É decepcionante semear em terra seca, ter o desejo de ver a vida florescer onde o solo não permite. Paciência, paciência, dizem alguns. O tempo urge, dizem outros. Eu ainda não sei para qual dos dois lados eu vou. Já examinei o passado de trás para frente, frente e verso e nessas idas e vindas, no desdobramento das ideias e do corpo venci alguns abismos, escalei algumas montanhas, para então deitar-me confortavelmente em minha cama, de lado, abraçando os joelhos, na tentativa vã de, quem sabe, voltar ao útero. Dorme, minha filha, ouço uma voz dizendo ao longe. Hoje, porém, a noite é longa, os abismos são mais profundos, as montanhas maiores e no pensamento resta uma sensação mista de resignação e de certa urgência do tempo. Minhas mãos, laboriosamente teceram uma colcha de retalhos de afeto, sonhos, casualidades, planos, alegrias, dificuldades, cerveja, pãezinhos e almoços de domingo. Vi que ela estava a puir no pedacinho mais bonito. Peguei, então, uma tesoura, acabei com todo o trabalho, e dos pedaços espalhados, fiz uma fogueira. Sobraram apenas cinzas.
Sou como a água da represa calma e contida em seu
cantinho, mas quando a barragem rompe tudo é alagado, tudo é destruído. Sou
como a água do mar sob a interferência gravitacional da lua, maré cheia e maré
baixa. Sou como a água do rio, doce, terna e sempre pronta para alimentar a
vida ao seu redor. Sou como a água da cachoeira, em queda livre, para seguir o
seu destino, presentear o mundo com um arco-íris e lavar a alma daqueles que a
procuram. Sou como a água da chuva que refresca os dias quentes de verão, mas,
às vezes, viro tempestade. Sou água, porque a água tem poucos obstáculos intransponíveis,
ela os contorna rápido ou corrói pacientemente. Água mole em pedra dura tanto
bate até que fura, não é? Bom, nem sempre, a água mole só não vence mesmo um
homem vazio de coração de pedra. Sou
água porque é dela que vêm os sonhos, a intuição e a capacidade de amar. Por
ser água tenho a minha frente um número incontável de possibilidades, oscilei
entre duas: ficar ou partir. É provável que com o calor do sol eu me deixe
evaporar, para então virar a nuvem que moldará a minha nova forma. Quero
evaporar livre de todos os males, pois da mesma forma que a fênix ressurge das
cinzas, assim são as gotas d’água que caem das nuvens no céu.

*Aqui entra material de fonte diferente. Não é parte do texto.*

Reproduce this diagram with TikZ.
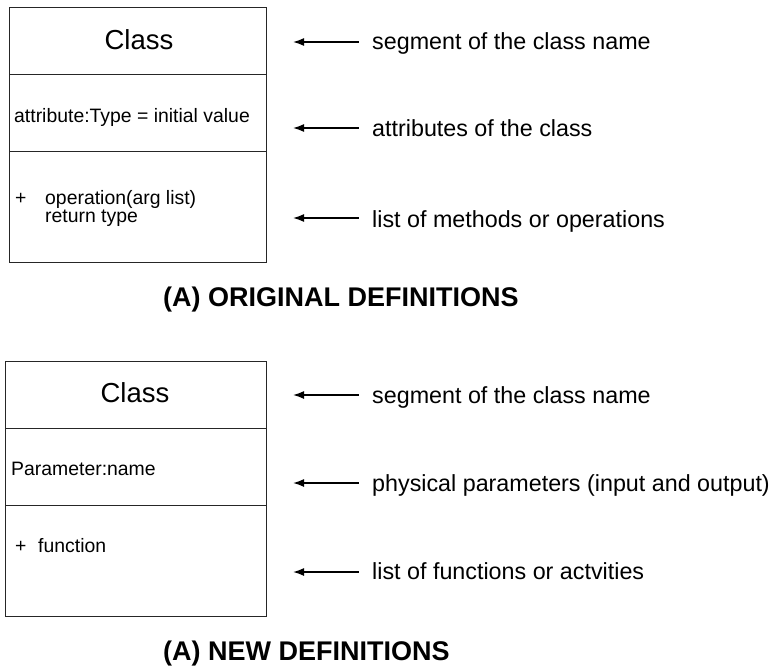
\documentclass[tikz,border=0pt]{standalone}
\usepackage{fontspec}
\setmainfont{Liberation Sans}
\usetikzlibrary{arrows.meta}
\begin{document}
\begin{tikzpicture}[x=1pt,y=-1pt,
  comp/.style={draw=black!85, line width=1.2pt, rectangle, inner sep=0pt, minimum width=257pt, anchor=north west},
  bigtxt/.style={font=\fontsize{27.5}{32}\selectfont, inner sep=0pt},
  boxtxt/.style={font=\fontsize{19.4}{23}\selectfont, inner sep=0pt, anchor=base west},
  sidetxt/.style={font=\fontsize{23.3}{28}\selectfont, inner sep=0pt, anchor=base west},
  titletxt/.style={font=\fontsize{27}{32}\selectfont\bfseries, inner sep=0pt, anchor=base west},
  arr/.style={{Latex[length=11pt,width=8pt]}-, line width=1.5pt, shorten >=13pt}
]
\useasboundingbox (0,0) rectangle (773,667);

% ---- (A) original definitions ----
\node[comp, minimum height=67pt] (c1) at (9,7) {};
\node[comp, minimum height=77pt] (a1) at (9,74) {};
\node[comp, minimum height=111pt] (o1) at (9,151) {};
\node[bigtxt, anchor=base] (cn1) at (139,49.5) {Class};
\node[boxtxt] (at1) at (14,122) {attribute:Type = initial value};
\node[boxtxt] (pl1) at (15,204) {+};
\node[boxtxt] (op1) at (45,204) {operation(arg list)};
\node[boxtxt] (rt1) at (45,222) {return type};

\node[sidetxt] (s1) at (372,49) {segment of the class name};
\node[sidetxt] (s2) at (372,136) {attributes of the class};
\node[sidetxt] (s3) at (372,227) {list of methods or operations};
\coordinate (p1) at (293,42);
\coordinate (p2) at (293,128);
\coordinate (p3) at (293,218);
\draw[arr] (p1) -- (p1 -| s1.west);
\draw[arr] (p2) -- (p2 -| s2.west);
\draw[arr] (p3) -- (p3 -| s3.west);

\node[titletxt] (t1) at (163,306) {(A) ORIGINAL DEFINITIONS};

% ---- (A) new definitions ----
\node[comp, minimum width=261pt, minimum height=67pt] (c2) at (5,361) {};
\node[comp, minimum width=261pt, minimum height=77pt] (a2) at (5,428) {};
\node[comp, minimum width=261pt, minimum height=111pt] (o2) at (5,505) {};
\node[bigtxt, anchor=base] (cn2) at (135,402.7) {Class};
\node[boxtxt] (at2) at (11,475) {Parameter:name};
\node[boxtxt] (pl2) at (15,552) {+};
\node[boxtxt] (fn2) at (38,552) {function};

\node[sidetxt] (s4) at (372,403) {segment of the class name};
\node[sidetxt] (s5) at (372,491) {physical parameters (input and output)};
\node[sidetxt] (s6) at (372,579) {list of functions or actvities};
\coordinate (p4) at (293,395);
\coordinate (p5) at (293,483);
\coordinate (p6) at (293,572);
\draw[arr] (p4) -- (p4 -| s4.west);
\draw[arr] (p5) -- (p5 -| s5.west);
\draw[arr] (p6) -- (p6 -| s6.west);

\node[titletxt] (t2) at (163,660.5) {(A) NEW DEFINITIONS};
\end{tikzpicture}
\end{document}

É importante ser água num mundo tão seco, tão
plástico, recheado de egoísmo e prazeres artificiais. Gosto do que é belo, da
gentileza e do carinho, mas cuspo na cara da boa educação, raspo a cera da mesa
para que todos vejam a madeira como ela é. Não simpatizo com a mentira, não
suporto traições. Sou avessa às tecnologias, ao que é moderno, aos modismos e a
todas as tentativas vãs do homem fugir da sua essência. Repito como um mantra a
frase de Chaplin: não sois máquina! Homens é que sois! Meus planos e sonhos são
simples, um pouco de paz e segurança para partilhar com alguém. Gosto de ser um
dos quatro elementos básicos da natureza, pois terra, fogo, água e ar estão aí,
desde que o mundo é mundo, essencialmente intactos, fiéis a si mesmos e à sua
missão no mundo, e dentre eles, escolhi ser água, porque sem água a terra é
seca, o fogo se alastra e tudo consome, e nem o ar se respira direito. Sou
água, porque sem água não há vida. Às favas, você, homem sem alma! É preferível
ter um coração de água mole a ter um coração de pedra dura.